[Records with drawing code]
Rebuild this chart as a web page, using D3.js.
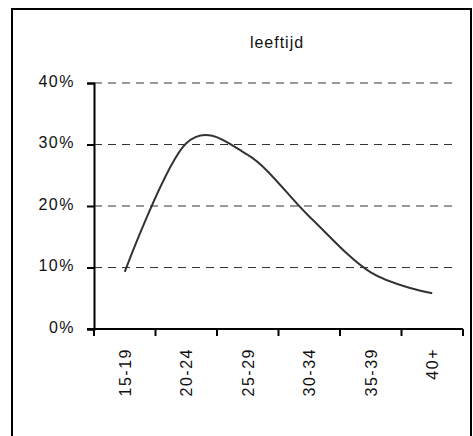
<!DOCTYPE html>
<html>
<head>
<meta charset="utf-8">
<script src="https://cdn.jsdelivr.net/npm/d3@7"></script>
<style>
  body { margin: 0; background: #fff; }
  text { font-family: "Liberation Sans", Arial, sans-serif; fill: #111; }
</style>
</head>
<body>
<div id="root"></div>
<script>
// data
const categories = ['15-19', '20-24', '25-29', '30-34', '35-39', '40+'];
const shares = [0.093, 0.302, 0.283, 0.183, 0.092, 0.058];
const yTicks = [0, 0.1, 0.2, 0.3, 0.4];
const title = 'leeftijd';

const width = 473, height = 436;

const svg = d3.select('#root').append('svg')
  .attr('width', width)
  .attr('height', height)
  .attr('viewBox', [0, 0, width, height]);

// outer frame
svg.append('rect')
  .attr('x', 12).attr('y', 9)
  .attr('width', 459).attr('height', 440)
  .attr('fill', 'none')
  .attr('stroke', '#000')
  .attr('stroke-width', 2);

const x = d3.scaleBand().domain(categories).range([94, 463]);
const y = d3.scaleLinear().domain([0, 0.4]).range([329, 83]);

// title
svg.append('text')
  .attr('x', 277).attr('y', 48)
  .attr('text-anchor', 'middle')
  .attr('font-size', 16)
  .attr('letter-spacing', 1)
  .text(title);

// dashed gridlines
svg.append('g')
  .selectAll('line')
  .data(yTicks.filter(d => d > 0))
  .join('line')
  .attr('x1', 94).attr('x2', 458)
  .attr('y1', d => y(d)).attr('y2', d => y(d))
  .attr('stroke', '#333')
  .attr('stroke-width', 1)
  .attr('stroke-dasharray', '8,6');

// y axis
const yAxis = svg.append('g')
  .attr('transform', 'translate(94,0)')
  .call(d3.axisLeft(y).tickValues(yTicks).tickFormat(d3.format('.0%')).tickSize(7).tickPadding(12));
yAxis.select('.domain').attr('stroke', '#000').attr('stroke-width', 2);
yAxis.selectAll('.tick line').attr('stroke', '#000').attr('stroke-width', 2);
yAxis.selectAll('text')
  .attr('font-size', 16)
  .attr('letter-spacing', 1.5)
  .attr('dy', '0.2em')
  .attr('fill', '#111')
  .style('font-family', '"Liberation Sans", Arial, sans-serif');

// x axis: ticks at category boundaries
const bounds = categories.map(c => x(c)).concat([x.range()[1]]);
svg.append('line')
  .attr('x1', 87).attr('x2', 463)
  .attr('y1', y(0)).attr('y2', y(0))
  .attr('stroke', '#000').attr('stroke-width', 2);
svg.append('g')
  .selectAll('line')
  .data(bounds)
  .join('line')
  .attr('x1', d => d).attr('x2', d => d)
  .attr('y1', y(0)).attr('y2', y(0) + 7)
  .attr('stroke', '#000').attr('stroke-width', 2);

svg.append('g')
  .selectAll('text')
  .data(categories)
  .join('text')
  .attr('transform', d => `translate(${x(d) + x.bandwidth() / 2 + 6},348) rotate(-90)`)
  .attr('text-anchor', 'end')
  .attr('font-size', 16)
  .attr('letter-spacing', 1.5)
  .text(d => d);

// smoothed line
const line = d3.line()
  .x((d, i) => x(categories[i]) + x.bandwidth() / 2)
  .y(d => y(d))
  .curve(d3.curveCardinal.tension(0));

svg.append('path')
  .datum(shares)
  .attr('d', line)
  .attr('fill', 'none')
  .attr('stroke', '#333')
  .attr('stroke-width', 2);
</script>
</body>
</html>
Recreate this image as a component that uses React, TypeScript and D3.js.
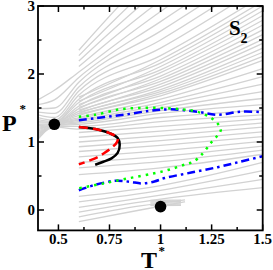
import React from 'react';
import * as d3 from 'd3';

const width = 273;
const height = 270;

// axes
const xDomain = [0.4, 1.5];
const yDomain = [-0.3, 3];
const xTicks = [0.5, 0.75, 1, 1.25, 1.5];
const xTickLabels = ['0.5', '0.75', '1', '1.25', '1.5'];
const xMinorTicks = [0.625, 0.875, 1.125, 1.375];
const yTicks = [0, 1, 2, 3];
const yTickLabels = ['0', '1', '2', '3'];
const yMinorTicks = [0.5, 1.5, 2.5];

// gray isochores, P read at fixed T columns (null = line not drawn there)
const upperT = [0.4, 0.48, 0.6, 1.0, 1.5];
const upperP = [
  [null, null, 2.35, 3.6, 4.6],
  [null, null, 2.27, 3.42, 4.42],
  [null, null, 2.19, 3.25, 4.25],
  [null, null, 2.11, 3.08, 4.08],
  [1.62, 1.76, 2.03, 2.92, 3.92],
  [1.55, 1.62, 1.95, 2.77, 3.76],
  [1.49, 1.5, 1.88, 2.63, 3.6],
  [1.44, 1.42, 1.81, 2.5, 3.45],
  [1.4, 1.36, 1.75, 2.38, 3.3],
  [1.36, 1.32, 1.69, 2.27, 3.15],
  [null, null, 1.66, 2.21, 3.07],
  [1.33, 1.3, 1.63, 2.16, 3.0],
  [null, null, 1.6, 2.11, 2.93],
  [1.3, 1.29, 1.58, 2.06, 2.86],
  [null, null, 1.55, 2.02, 2.79],
  [1.28, 1.28, 1.53, 1.97, 2.72],
  [null, null, 1.51, 1.93, 2.65],
  [1.26, 1.27, 1.49, 1.89, 2.58],
  [null, null, 1.47, 1.85, 2.51],
  [1.24, 1.27, 1.45, 1.81, 2.45],
  [null, null, 1.44, 1.77, 2.38],
  [1.22, 1.26, 1.42, 1.74, 2.32],
  [null, null, 1.41, 1.71, 2.26],
  [1.2, 1.26, 1.39, 1.68, 2.2],
  [1.18, 1.26, 1.36, 1.63, 2.08],
  [1.16, 1.25, 1.34, 1.58, 1.96],
  [1.14, 1.25, 1.32, 1.54, 1.85],
  [1.12, 1.25, 1.3, 1.5, 1.74],
  [1.1, 1.24, 1.28, 1.46, 1.64],
  [1.08, 1.24, 1.26, 1.42, 1.55],
  [1.06, 1.23, 1.23, 1.36, 1.47],
  [1.04, 1.22, 1.19, 1.3, 1.4],
];

const lowerT = [0.6, 1.0, 1.5];
const lowerP = [
  [1.14, 1.23, 1.34],
  [1.07, 1.16, 1.28],
  [1.0, 1.09, 1.22],
  [0.93, 1.02, 1.15],
  [0.86, 0.95, 1.08],
  [0.78, 0.87, 1.01],
  [0.7, 0.79, 0.94],
  [0.62, 0.71, 0.88],
  [0.52, 0.62, 0.82],
  [0.2, 0.36, 0.7],
  [0.12, 0.29, 0.58],
  [0.04, 0.22, 0.45],
  [-0.03, 0.16, 0.33],
];

const bottomT = [0.6, 0.9, 1.12];
const bottomP = [
  [-0.1, 0.06, 0.15],
  [-0.17, 0.0, 0.12],
];

const bandT = [0.95, 1.1];
const bandP = [
  [0.14, 0.145],
  [0.12, 0.125],
  [0.1, 0.105],
  [0.08, 0.085],
  [0.065, 0.07],
];

// coloured curves
const blackT = [0.6, 0.68, 0.75, 0.79, 0.8, 0.79, 0.76, 0.72, 0.68];
const blackP = [1.22, 1.19, 1.13, 1.06, 0.96, 0.84, 0.76, 0.71, 0.665];

const redT = [0.6, 0.68, 0.75, 0.79, 0.785, 0.757, 0.723, 0.69, 0.65, 0.6];
const redP = [1.22, 1.19, 1.13, 1.06, 0.99, 0.907, 0.834, 0.775, 0.725, 0.67];

const greenT = [0.6, 0.68, 0.8, 0.9, 1.0, 1.1, 1.18, 1.25, 1.285, 1.295, 1.28, 1.25, 1.2, 1.16, 1.12, 1.05, 0.97, 0.85, 0.72, 0.6];
const greenP = [1.37, 1.4, 1.48, 1.5, 1.5, 1.48, 1.445, 1.35, 1.25, 1.18, 1.1, 1.0, 0.81, 0.71, 0.67, 0.6, 0.54, 0.47, 0.39, 0.32];

const blueUpperT = [0.6, 0.68, 0.82, 0.95, 1.05, 1.18, 1.28, 1.39, 1.5];
const blueUpperP = [1.32, 1.35, 1.4, 1.46, 1.48, 1.445, 1.4, 1.445, 1.44];

const blueLowerT = [0.6, 0.68, 0.78, 0.85, 0.91, 0.97, 1.02, 1.15, 1.28, 1.39, 1.5];
const blueLowerP = [0.29, 0.37, 0.43, 0.415, 0.39, 0.42, 0.47, 0.55, 0.63, 0.71, 0.79];

const dotT = [0.48, 1.0];
const dotP = [1.26, 0.05];

type Pt = [number, number];

function rowsToLines(ts: number[], rows: (number | null)[][]): Pt[][] {
  return rows.map((r) =>
    r.map((p, i) => [ts[i], p]).filter((d) => d[1] !== null) as Pt[]
  );
}

function zipPts(ts: number[], ps: number[]): Pt[] {
  return ts.map((t, i) => [t, ps[i]] as Pt);
}

export default function App() {
  const x = d3.scaleLinear().domain(xDomain).range([38, 262.7]);
  const y = d3.scaleLinear().domain(yDomain).range([230.4, 6]);

  const isoLine = d3
    .line<Pt>()
    .x((d) => x(d[0]))
    .y((d) => y(d[1]))
    .curve(d3.curveMonotoneX);

  const curve = d3
    .line<Pt>()
    .x((d) => x(d[0]))
    .y((d) => y(d[1]))
    .curve(d3.curveCatmullRom.alpha(0.5));

  const grayLines = [
    ...rowsToLines(upperT, upperP),
    ...rowsToLines(lowerT, lowerP),
    ...rowsToLines(bottomT, bottomP),
    ...rowsToLines(bandT, bandP),
  ];

  const x0 = x(xDomain[0]);
  const x1 = x(xDomain[1]);
  const y0 = y(yDomain[0]);
  const y1 = y(yDomain[1]);
  const font = "'Liberation Serif', 'Times New Roman', serif";

  return (
    <svg
      width={width}
      height={height}
      style={{ position: 'absolute', left: 0, top: 0, background: '#fff' }}
    >
      <defs>
        <clipPath id="plot-clip">
          <rect x={x0} y={y1} width={x1 - x0} height={y0 - y1} />
        </clipPath>
      </defs>

      <g clipPath="url(#plot-clip)">
        {grayLines.map((pts, i) => (
          <path key={i} d={isoLine(pts) || ''} fill="none" stroke="#d2d2d2" strokeWidth={1.3} />
        ))}

        <path d={curve(zipPts(blackT, blackP)) || ''} fill="none" stroke="#000" strokeWidth={2.5} />
        <path
          d={curve(zipPts(redT, redP)) || ''}
          fill="none"
          stroke="#ff0000"
          strokeWidth={2.5}
          strokeDasharray="9,5"
        />
        <path
          d={curve(zipPts(blueUpperT, blueUpperP)) || ''}
          fill="none"
          stroke="#0000ff"
          strokeWidth={2.5}
          strokeDasharray="8,4,2.5,4"
        />
        <path
          d={curve(zipPts(blueLowerT, blueLowerP)) || ''}
          fill="none"
          stroke="#0000ff"
          strokeWidth={2.5}
          strokeDasharray="8,4,2.5,4"
        />
        <path
          d={curve(zipPts(greenT, greenP)) || ''}
          fill="none"
          stroke="#00ff00"
          strokeWidth={2.5}
          strokeDasharray="2.5,5"
        />

        {dotT.map((t, i) => (
          <circle key={i} cx={x(t)} cy={y(dotP[i])} r={5.8} fill="#000" />
        ))}
      </g>

      {/* frame */}
      <rect x={x0} y={y1} width={x1 - x0} height={y0 - y1} fill="none" stroke="#000" strokeWidth={1.8} />

      {/* x ticks, bottom and top */}
      {xTicks.map((t) => (
        <g key={'xt' + t}>
          <line x1={x(t)} x2={x(t)} y1={y0} y2={y0 - 6} stroke="#000" strokeWidth={1.5} />
          <line x1={x(t)} x2={x(t)} y1={y1} y2={y1 + 6} stroke="#000" strokeWidth={1.5} />
        </g>
      ))}
      {xMinorTicks.map((t) => (
        <g key={'xm' + t}>
          <line x1={x(t)} x2={x(t)} y1={y0} y2={y0 - 3.5} stroke="#000" strokeWidth={1.5} />
          <line x1={x(t)} x2={x(t)} y1={y1} y2={y1 + 3.5} stroke="#000" strokeWidth={1.5} />
        </g>
      ))}
      {xTicks.map((t, i) => (
        <text
          key={'xl' + t}
          x={x(t)}
          y={243.5}
          textAnchor="middle"
          fontFamily={font}
          fontWeight="bold"
          fontSize={15}
        >
          {xTickLabels[i]}
        </text>
      ))}

      {/* y ticks, left and right */}
      {yTicks.map((t) => (
        <g key={'yt' + t}>
          <line x1={x0} x2={x0 + 6} y1={y(t)} y2={y(t)} stroke="#000" strokeWidth={1.5} />
          <line x1={x1} x2={x1 - 6} y1={y(t)} y2={y(t)} stroke="#000" strokeWidth={1.5} />
        </g>
      ))}
      {yMinorTicks.map((t) => (
        <g key={'ym' + t}>
          <line x1={x0} x2={x0 + 3.5} y1={y(t)} y2={y(t)} stroke="#000" strokeWidth={1.5} />
          <line x1={x1} x2={x1 - 3.5} y1={y(t)} y2={y(t)} stroke="#000" strokeWidth={1.5} />
        </g>
      ))}
      {yTicks.map((t, i) => (
        <text
          key={'yl' + t}
          x={35}
          y={y(t) + 5}
          textAnchor="end"
          fontFamily={font}
          fontWeight="bold"
          fontSize={15}
        >
          {yTickLabels[i]}
        </text>
      ))}

      {/* axis titles */}
      <text x={2} y={131} fontFamily={font} fontWeight="bold" fontSize={24}>
        P
      </text>
      <text x={19.5} y={113} fontFamily={font} fontWeight="bold" fontSize={13}>
        *
      </text>
      <text x={141} y={268} fontFamily={font} fontWeight="bold" fontSize={24}>
        T
      </text>
      <text x={158.5} y={255} fontFamily={font} fontWeight="bold" fontSize={13}>
        *
      </text>

      {/* panel label */}
      <text x={229} y={35} fontFamily={font} fontWeight="bold" fontSize={21}>
        S
      </text>
      <text x={240.5} y={43} fontFamily={font} fontWeight="bold" fontSize={14}>
        2
      </text>
    </svg>
  );
}
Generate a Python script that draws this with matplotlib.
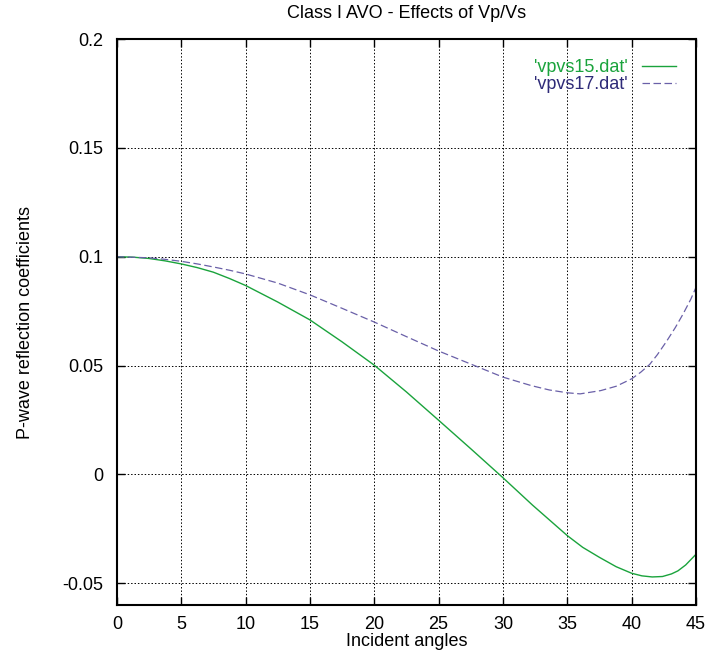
import matplotlib.pyplot as plt

plt.rcParams['font.family'] = ['Liberation Sans', 'DejaVu Sans']

# incident angles (degrees) and reflection coefficients
angles15 = [0, 1.25, 2.5, 3.75, 5, 6.25, 7.5, 8.75, 10, 12.5, 15, 17.5, 20,
            22.5, 25, 27.5, 30, 32.3, 35, 36.2, 37.5, 38.8, 40, 40.8, 41.6,
            42.4, 43.1, 43.6, 44.2, 45]
vpvs15 = [0.1000, 0.0998, 0.0992, 0.0981, 0.0967, 0.0950, 0.0929, 0.0900,
          0.0868, 0.0792, 0.0710, 0.0609, 0.0502, 0.0379, 0.0249, 0.0118,
          -0.0015, -0.0141, -0.0281, -0.0335, -0.0381, -0.0424, -0.0454,
          -0.0466, -0.0471, -0.0469, -0.0457, -0.0443, -0.0416, -0.0367]

angles17 = [0, 2.5, 3.75, 5, 6.25, 7.5, 8.75, 10, 12.5, 15, 17.5, 20, 22.5,
            25, 27.5, 30, 32.2, 33.6, 35, 36, 37.6, 38.8, 40, 40.7, 41.4, 42,
            42.7, 43.4, 44, 44.6, 45]
vpvs17 = [0.1000, 0.0995, 0.0988, 0.0979, 0.0967, 0.0953, 0.0938, 0.0921,
          0.0879, 0.0825, 0.0763, 0.0700, 0.0633, 0.0567, 0.0507, 0.0447,
          0.0408, 0.0388, 0.0375, 0.0370, 0.0385, 0.0405, 0.0439, 0.0469,
          0.0505, 0.0550, 0.0610, 0.0675, 0.0737, 0.0805, 0.0859]

xticks = [0, 5, 10, 15, 20, 25, 30, 35, 40, 45]
yticks = [-0.05, 0, 0.05, 0.1, 0.15, 0.2]
ytick_labels = ['-0.05', '0', '0.05', '0.1', '0.15', '0.2']

fig = plt.figure(figsize=(7.08, 6.56), dpi=100)
ax = fig.add_axes([0.165, 0.0777, 0.818, 0.8628])

ax.plot(angles15, vpvs15, color='#1aa33c', lw=1.0, label="'vpvs15.dat'",
        solid_joinstyle='round')
ax.plot(angles17, vpvs17, color='#6a60a8', lw=0.9, dashes=(6, 2.8),
        label="'vpvs17.dat'")

ax.set_xlim(0, 45)
ax.set_ylim(-0.06, 0.2)
ax.set_xticks(xticks)
ax.set_yticks(yticks)
ax.set_yticklabels(ytick_labels)
ax.tick_params(direction='in', length=6, width=1, labelsize=13,
               top=True, right=True)
ax.tick_params(axis='y', pad=10)
ax.tick_params(axis='x', pad=8)
ax.grid(True, color='black', linestyle=(0, (1.5, 2)), linewidth=0.7)
for s in ax.spines.values():
    s.set_linewidth(1.5)

ax.set_title('Class I AVO - Effects of Vp/Vs', fontsize=13, pad=15)
ax.set_xlabel('Incident angles', fontsize=13, labelpad=0)
ax.set_ylabel('P-wave reflection coefficients', fontsize=13, labelpad=20)

leg = ax.legend(loc='upper right', frameon=False, markerfirst=False,
                fontsize=13, handlelength=1.9, handletextpad=0.8,
                borderaxespad=0.7, labelspacing=0.0)
leg.get_texts()[0].set_color('#1aa33c')
leg.get_texts()[1].set_color('#2e2a78')

fig.savefig('out.png', dpi=100)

§ **Set problem**
Exactly as they stand, quote the lines beginning with the one that contains "Recreate this image" and ending with the one that contains "const yMinorTicks = [0.5, 1.5, 2.5];", with no pictures.

§ **Solution for this problem**
Recreate this image as a component that uses React, TypeScript and D3.js.
import React from 'react';
import * as d3 from 'd3';

const width = 273;
const height = 270;

// axes
const xDomain = [0.4, 1.5];
const yDomain = [-0.3, 3];
const xTicks = [0.5, 0.75, 1, 1.25, 1.5];
const xTickLabels = ['0.5', '0.75', '1', '1.25', '1.5'];
const xMinorTicks = [0.625, 0.875, 1.125, 1.375];
const yTicks = [0, 1, 2, 3];
const yTickLabels = ['0', '1', '2', '3'];
const yMinorTicks = [0.5, 1.5, 2.5];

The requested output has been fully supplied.